Simplified link solvation model (LSM) for sorption in natural organic matter

The aim of this paper is to formalize a conceptual model for explaining solvent-assisted sorption of organic compounds by a natural organic matter (NOM) sorbent. A local sorption isotherm is developed to describe the penetration of solute and/or solvent molecules into noncovalent inter- and intramolecular contacts in the NOM structure, and sorbate interactions with fragments of the disrupted contact. A general sorption isotherm accounting for an exponential sorption site energy distribution is derived from the local isotherm and is then extended to account for sorption cooperativity. This new model successfully describes cooperative sorption behavior of pyridine from different solvents on NOM and reproduces an experimentally observed maximum in pyridine uptake from mixtures of an inert hydrocarbon and a polar solvent at an intermediate polar solvent activity.
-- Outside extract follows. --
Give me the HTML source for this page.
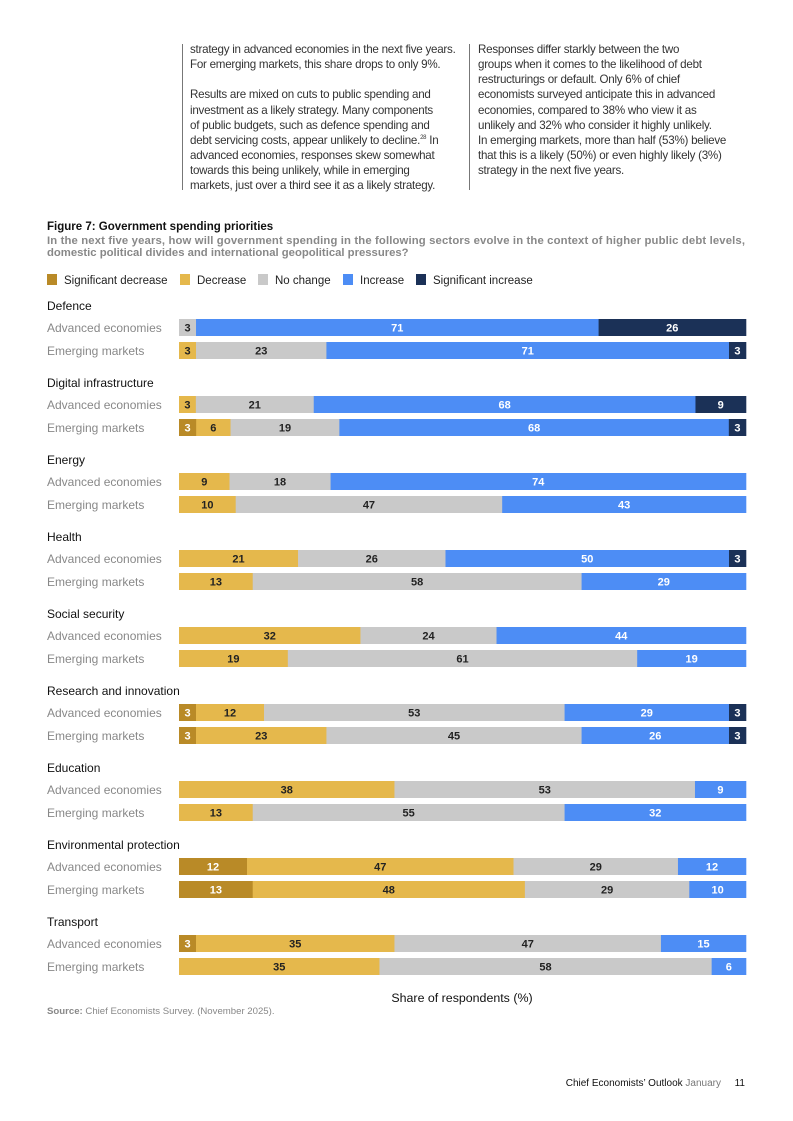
<!DOCTYPE html>
<html><head><meta charset="utf-8">
<style>
body{margin:0;width:793px;height:1121px;background:#fff;font-family:"Liberation Sans",sans-serif;position:relative;overflow:hidden}
.col{position:absolute;top:42px;font-size:11.6px;line-height:15.15px;color:#333;letter-spacing:-0.25px;white-space:nowrap}
.rule{position:absolute;top:44px;width:1px;background:#777}
</style></head><body>
<div class="rule" style="left:182px;height:146px"></div>
<div class="rule" style="left:469px;height:146px"></div>
<div class="col" style="left:190px;width:280px">strategy in advanced economies in the next five years.<br>For emerging markets, this share drops to only 9%.<br><br>Results are mixed on cuts to public spending and<br>investment as a likely strategy. Many components<br>of public budgets, such as defence spending and<br>debt servicing costs, appear unlikely to decline.<sup style="font-size:6px;line-height:0">28</sup> In<br>advanced economies, responses skew somewhat<br>towards this being unlikely, while in emerging<br>markets, just over a third see it as a likely strategy.</div>
<div class="col" style="left:478px;width:290px">Responses differ starkly between the two<br>groups when it comes to the likelihood of debt<br>restructurings or default. Only 6% of chief<br>economists surveyed anticipate this in advanced<br>economies, compared to 38% who view it as<br>unlikely and 32% who consider it highly unlikely.<br>In emerging markets, more than half (53%) believe<br>that this is a likely (50%) or even highly likely (3%)<br>strategy in the next five years.</div>

<svg id="chart" width="793" height="1121" style="position:absolute;left:0;top:0" font-family="Liberation Sans, sans-serif">
<text x="47" y="230" font-size="11.5" font-weight="bold" fill="#111">Figure 7: Government spending priorities</text>
<text x="47" y="244" font-size="11.3" font-weight="bold" fill="#888" textLength="698">In the next five years, how will government spending in the following sectors evolve in the context of higher public debt levels,</text>
<text x="47" y="256" font-size="11.3" font-weight="bold" fill="#888">domestic political divides and international geopolitical pressures?</text>
<g id="legend"></g>
<g id="bars"></g>
<text x="462" y="1002" font-size="12.4" text-anchor="middle" fill="#111">Share of respondents (%)</text>
<text x="47" y="1014" font-size="9.6" fill="#888"><tspan font-weight="bold">Source:</tspan> Chief Economists Survey. (November 2025).</text>
<text x="721" y="1086" font-size="10" text-anchor="end" fill="#111">Chief Economists’ Outlook <tspan fill="#777">January</tspan></text>
<text x="745" y="1086" font-size="10" text-anchor="end" fill="#111">11</text>
</svg>
<script>
const seriesNames=["Significant decrease","Decrease","No change","Increase","Significant increase"];
const categories=["Defence","Digital infrastructure","Energy","Health","Social security","Research and innovation","Education","Environmental protection","Transport"];
const groups=["Advanced economies","Emerging markets"];
const advanced=[[0,0,3,71,26],[0,3,21,68,9],[0,9,18,74,0],[0,21,26,50,3],[0,32,24,44,0],[3,12,53,29,3],[0,38,53,9,0],[12,47,29,12,0],[3,35,47,15,0]];
const emerging=[[0,3,23,71,3],[3,6,19,68,3],[0,10,47,43,0],[0,13,58,29,0],[0,19,61,19,0],[3,23,45,26,3],[0,13,55,32,0],[13,48,29,10,0],[0,35,58,6,0]];
const colors=["#b98a27","#e5b84c","#c9c9c9","#4d8df5","#1b3157"];
const textCol=["#fff","#222","#222","#fff","#fff"];
const NS="http://www.w3.org/2000/svg";
const X0=179,X1=746;
function mk(t,a,p){const e=document.createElementNS(NS,t);for(const k in a)e.setAttribute(k,a[k]);p.appendChild(e);return e;}
const leg=document.getElementById('legend');
const legX=[47,180,258,343,416];
seriesNames.forEach((n,i)=>{
  const g=mk('g',{},leg);
  
  
  mk('rect',{x:legX[i],y:274,width:10,height:11,fill:colors[i]},g);
  const t=mk('text',{x:legX[i]+17,y:284,'font-size':11.5,fill:'#222'},g);t.textContent=n;
});
const bars=document.getElementById('bars');
function xs(v,tot){return (X1-X0)*v/tot;}
categories.forEach((c,ci)=>{
  const y0=305+ci*77;
  const h=mk('text',{x:47,y:y0+5,'font-size':12,fill:'#111'},bars);
  
  
  h.textContent=c;
  [advanced[ci],emerging[ci]].forEach((vals,gi)=>{
    const by=y0+14+gi*23;
    const l=mk('text',{x:47,y:by+13,'font-size':12,fill:'#888'},bars);
    
    
    l.textContent=groups[gi];
    const tot=vals.reduce((a,b)=>a+b,0);
    let x=X0;
    vals.forEach((v,si)=>{
      if(!v)return;
      const w=xs(v,tot);
      const r=mk('rect',{x:x,y:by,width:w+0.3,height:17,fill:colors[si]},bars);
      
      
      const t=mk('text',{x:x+w/2,y:by+12.5,'font-size':11,'font-weight':'bold','text-anchor':'middle',fill:textCol[si]},bars);
      
      
      t.textContent=v;
      x+=w;
    });
  });
});
</script>
</body></html>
The model engenders a number of observations and predictions that have been borne out experimentally: (1) the exponent of the Freundlich model applied to the sorption isotherm of a compound is not affected by the particular solvent; (2) the solvent-assisted effect is not a function of solute activity; (3) the solvent effect will be similar for organic compounds that successfully compete with a solvent for the same kind of link fragment; (4) where a solute cannot successfully compete with a solvent for a given link fragment, no solvent-assisted sorption is expected. The strength of this model is its flexibility and its potential to account for both asymmetry of disruptable NOM links and diverse forces of sorbate-solvent interactions at fragments of disrupted contacts.